Among the Celtic languages taught at Edinburgh University in the department of Celtic and Scottish Studies, Scottish Gaelic, as an indigenous language of Scotland, receives the greatest emphasis. Early Irish and Medieval Welsh are also offered at Honours level. Since the establishment of the first Chair of Celtic in Scotland in 1882, the department has played a leading rôle both in research and in teaching. Celtic is a versatile academic discipline that includes both linguistic and literary scholarship, and in recent years an important socio-political dimension has emerged with particular focus on the modern Celtic languages, and especially on the situation of Scottish Gaelic in the devolved Scottish context. The study of Celtic develops the ability to engage in critical dialogue with literature and culture past and present, and to frame conceptually rigorous arguments in engaging with both texts and language.
In the most recent Research Assessment Exercise in 2008, 30% of the research in Celtic Studies at Edinburgh University was rated as 3*, internationally excellent, with a further 20% rated 4*, world-leading.

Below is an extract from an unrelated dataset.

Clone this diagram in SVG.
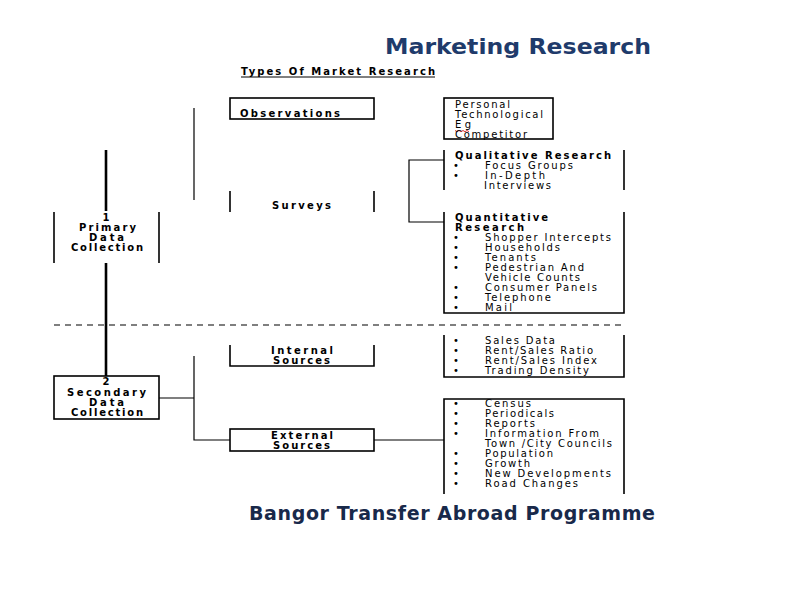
<svg xmlns="http://www.w3.org/2000/svg" width="794" height="595" viewBox="0 0 794 595">
<style>
.t{font-family:"DejaVu Sans","Liberation Sans",sans-serif;font-size:10px;fill:#000}
.b{font-weight:bold}
.box{fill:none;stroke:#000;stroke-width:1.6}
.con{fill:none;stroke:#000;stroke-width:1.2}
.main{fill:none;stroke:#000;stroke-width:2.6}
.title{font-family:"DejaVu Sans","Liberation Sans",sans-serif;font-weight:bold;fill:#1F3B6B}
</style>
<rect width="794" height="595" fill="#fff"/>
<text class="title" x="385" y="54" font-size="22" textLength="266" lengthAdjust="spacingAndGlyphs">Marketing Research</text>
<text class="title" x="249" y="520" font-size="19" style="fill:#18294A" textLength="406" lengthAdjust="spacing">Bangor Transfer Abroad Programme</text>
<g id="heading">
<text class="t b" x="241" y="75" textLength="194" lengthAdjust="spacing">Types Of Market Research</text>
<line x1="241" y1="77" x2="435" y2="77" stroke="#000" stroke-width="1"/>
</g>
<g id="connectors">
<line class="main" x1="106" y1="150" x2="106" y2="211"/>
<line class="main" x1="106" y1="263" x2="106" y2="376"/>
<line class="con" x1="194" y1="108" x2="194" y2="200"/>
<polyline class="con" points="444,160 409,160 409,222 444,222"/>
<line class="con" x1="159" y1="398" x2="194" y2="398"/>
<polyline class="con" points="194,356 194,440 230,440"/>
<line class="con" x1="374" y1="440" x2="444" y2="440"/>
<line x1="54" y1="325" x2="624" y2="325" stroke="#000" stroke-width="1.2" stroke-dasharray="6,5"/>
</g>
<g id="primary">
<line class="box" x1="54" y1="212" x2="54" y2="263"/>
<line class="box" x1="159" y1="212" x2="159" y2="263"/>
<text class="t b" x="106" y="221" text-anchor="middle">1</text>
<text class="t b" x="79" y="231" textLength="57" lengthAdjust="spacing">Primary</text>
<text class="t b" x="89" y="241" textLength="35" lengthAdjust="spacing">Data</text>
<text class="t b" x="71" y="251" textLength="72" lengthAdjust="spacing">Collection</text>
</g>
<g id="secondary">
<rect class="box" x="54" y="376" width="105" height="43"/>
<text class="t b" x="106" y="385" text-anchor="middle">2</text>
<text class="t b" x="67" y="396" textLength="79" lengthAdjust="spacing">Secondary</text>
<text class="t b" x="89" y="406" textLength="35" lengthAdjust="spacing">Data</text>
<text class="t b" x="71" y="416" textLength="72" lengthAdjust="spacing">Collection</text>
</g>
<g id="observations">
<rect class="box" x="230" y="98" width="144" height="21"/>
<text class="t b" x="240" y="117" textLength="100" lengthAdjust="spacing">Observations</text>
</g>
<g id="surveys">
<line class="box" x1="230" y1="191" x2="230" y2="212"/>
<line class="box" x1="374" y1="191" x2="374" y2="212"/>
<text class="t b" x="272" y="209" textLength="59" lengthAdjust="spacing">Surveys</text>
</g>
<g id="observation-types">
<rect class="box" x="444" y="98" width="109" height="41"/>
<text class="t" x="455" y="108" textLength="55" lengthAdjust="spacing">Personal</text>
<text class="t" x="455" y="118" textLength="88" lengthAdjust="spacing">Technological</text>
<text class="t" x="455" y="128" textLength="16" lengthAdjust="spacing">Eg</text>
<path d="M455,130.5 l2,1.2 l2,-1.2 l2,1.2 l2,-1.2 l2,1.2 l2,-1.2 l2,1.2" fill="none" stroke="#c00" stroke-width="0.8"/>
<text class="t" x="455" y="138" textLength="72" lengthAdjust="spacing">Competitor</text>
</g>
<g id="qualitative">
<line class="box" x1="444" y1="150" x2="444" y2="190"/>
<line class="box" x1="624" y1="150" x2="624" y2="190"/>
<text class="t b" x="455" y="159" textLength="156" lengthAdjust="spacing">Qualitative Research</text>
<text class="t" x="453" y="169">•</text>
<text class="t" x="485" y="169" textLength="88" lengthAdjust="spacing">Focus Groups</text>
<text class="t" x="453" y="179">•</text>
<text class="t" x="485" y="179" textLength="60" lengthAdjust="spacing">In-Depth</text>
<text class="t" x="484" y="189" textLength="67" lengthAdjust="spacing">Interviews</text>
</g>
<g id="quantitative">
<polyline class="box" points="444,212 444,313 624,313 624,212"/>
<text class="t b" x="455" y="221" textLength="93" lengthAdjust="spacing">Quantitative</text>
<text class="t b" x="455" y="231" textLength="69" lengthAdjust="spacing">Research</text>
<text class="t" x="453" y="241">•</text>
<text class="t" x="485" y="241" textLength="126" lengthAdjust="spacing">Shopper Intercepts</text>
<text class="t" x="453" y="251">•</text>
<text class="t" x="485" y="251" textLength="75" lengthAdjust="spacing">Households</text>
<text class="t" x="453" y="261">•</text>
<text class="t" x="485" y="261" textLength="51" lengthAdjust="spacing">Tenants</text>
<text class="t" x="453" y="271">•</text>
<text class="t" x="485" y="271" textLength="99" lengthAdjust="spacing">Pedestrian And</text>
<text class="t" x="485" y="281" textLength="95" lengthAdjust="spacing">Vehicle Counts</text>
<text class="t" x="453" y="291">•</text>
<text class="t" x="485" y="291" textLength="112" lengthAdjust="spacing">Consumer Panels</text>
<text class="t" x="453" y="301">•</text>
<text class="t" x="485" y="301" textLength="66" lengthAdjust="spacing">Telephone</text>
<text class="t" x="453" y="311">•</text>
<text class="t" x="485" y="311" textLength="27" lengthAdjust="spacing">Mail</text>
</g>
<g id="internal">
<polyline class="box" points="230,345 230,366 374,366 374,345"/>
<text class="t b" x="271" y="354" textLength="62" lengthAdjust="spacing">Internal</text>
<text class="t b" x="273" y="364" textLength="57" lengthAdjust="spacing">Sources</text>
</g>
<g id="internal-data">
<polyline class="box" points="444,335 444,377 624,377 624,335"/>
<text class="t" x="453" y="344">•</text>
<text class="t" x="485" y="344" textLength="70" lengthAdjust="spacing">Sales Data</text>
<text class="t" x="453" y="354">•</text>
<text class="t" x="485" y="354" textLength="108" lengthAdjust="spacing">Rent/Sales Ratio</text>
<text class="t" x="453" y="364">•</text>
<text class="t" x="485" y="364" textLength="112" lengthAdjust="spacing">Rent/Sales Index</text>
<text class="t" x="453" y="374">•</text>
<text class="t" x="485" y="374" textLength="104" lengthAdjust="spacing">Trading Density</text>
</g>
<g id="external">
<rect class="box" x="230" y="429" width="144" height="22"/>
<text class="t b" x="271" y="439" textLength="62" lengthAdjust="spacing">External</text>
<text class="t b" x="273" y="449" textLength="57" lengthAdjust="spacing">Sources</text>
</g>
<g id="external-data">
<polyline class="box" points="444,494 444,399 624,399 624,494"/>
<text class="t" x="453" y="407">•</text>
<text class="t" x="485" y="407" textLength="46" lengthAdjust="spacing">Census</text>
<text class="t" x="453" y="417">•</text>
<text class="t" x="485" y="417" textLength="69" lengthAdjust="spacing">Periodicals</text>
<text class="t" x="453" y="427">•</text>
<text class="t" x="485" y="427" textLength="50" lengthAdjust="spacing">Reports</text>
<text class="t" x="453" y="437">•</text>
<text class="t" x="485" y="437" textLength="114" lengthAdjust="spacing">Information From</text>
<text class="t" x="485" y="447" textLength="127" lengthAdjust="spacing">Town /City Councils</text>
<text class="t" x="453" y="457">•</text>
<text class="t" x="485" y="457" textLength="68" lengthAdjust="spacing">Population</text>
<text class="t" x="453" y="467">•</text>
<text class="t" x="485" y="467" textLength="45" lengthAdjust="spacing">Growth</text>
<text class="t" x="453" y="477">•</text>
<text class="t" x="485" y="477" textLength="126" lengthAdjust="spacing">New Developments</text>
<text class="t" x="453" y="487">•</text>
<text class="t" x="485" y="487" textLength="93" lengthAdjust="spacing">Road Changes</text>
</g>
</svg>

Ethnology is the discipline that studies the traditional and popular cultures of a community, region or nation. While related in some respects to both anthropology and cultural history, ethnology is now well established in its own right as an important contributor to the humanities and social sciences throughout Europe and beyond. Through close study of such cultural forms as folklore, music, song, oral narrative, custom and belief, this programme examines the development of cultural systems through time. The University of Edinburgh is the only institution in Scotland to offer an undergraduate degree in this discipline. The Scottish Ethnology programme aims to develop the analytic, critical, communication and creative skills of students by engaging with a broad range of cultural forms and ethnographic materials relating primarily, although by no means exclusively, to Scotland.
Located at the heart of the city, itself UNESCO's first World City of Literature, the University offers a rich array of unique resources which facilitate scholarship and learning. Excellent libraries are among the many factors that make the city an ideal place for the study of literature. As well as the wealth of resources in the main University Library, the National Library of Scotland, one of the finest bibliographical collections in Europe, is only five minutes’ walk from both departments. The Archives of the School of Scottish Studies are an outstanding research resource offering material from both the Gaelic and the Scots tradition collected over a period of over sixty years.
The Scottish Ethnology and Celtic programme is designed to
Encourage students to build a strong empirical knowledge base of the culture and tradition of Scotland and selected comparative regions or nations, grounded in the extensive sound, photographic, film and manuscript holdings of the School of Scottish Studies Archives, the Scottish Studies library and related resources.
- Offer students proficiency in Scottish Gaelic language and/or Early Irish and Medieval Welsh language as well as the study of their historical, literary, cultural, and political contexts.
- Provide students with a thorough grounding in the literature of Scottish Gaelic and/or or Early Irish and Medieval Welsh, enabling them to access a wide range of original material.
- Enable students to recognise and evaluate the social, historical and intellectual contexts by which literary texts are shaped.
- Engage students in the theoretical debates about language and literature in order to encourage critical engagement with texts.
- Understand developments at the forefront of both subjects and to participate in research-led study.
- Develop the independent critical, analytic and communicative skills which will fit students for a wide range of employment, further training and life-long learning.
- Develop students’ understanding of the historical and ongoing development of the discipline of ethnology in its international context.
- Engage students in theoretical debates relating to the key issues and concepts of ethnology.
- Encourage students to critically deconstruct and evaluate cultural forms and processes.
- Develop students’ investigative skills through the provision of training in archive- and field-based research techniques.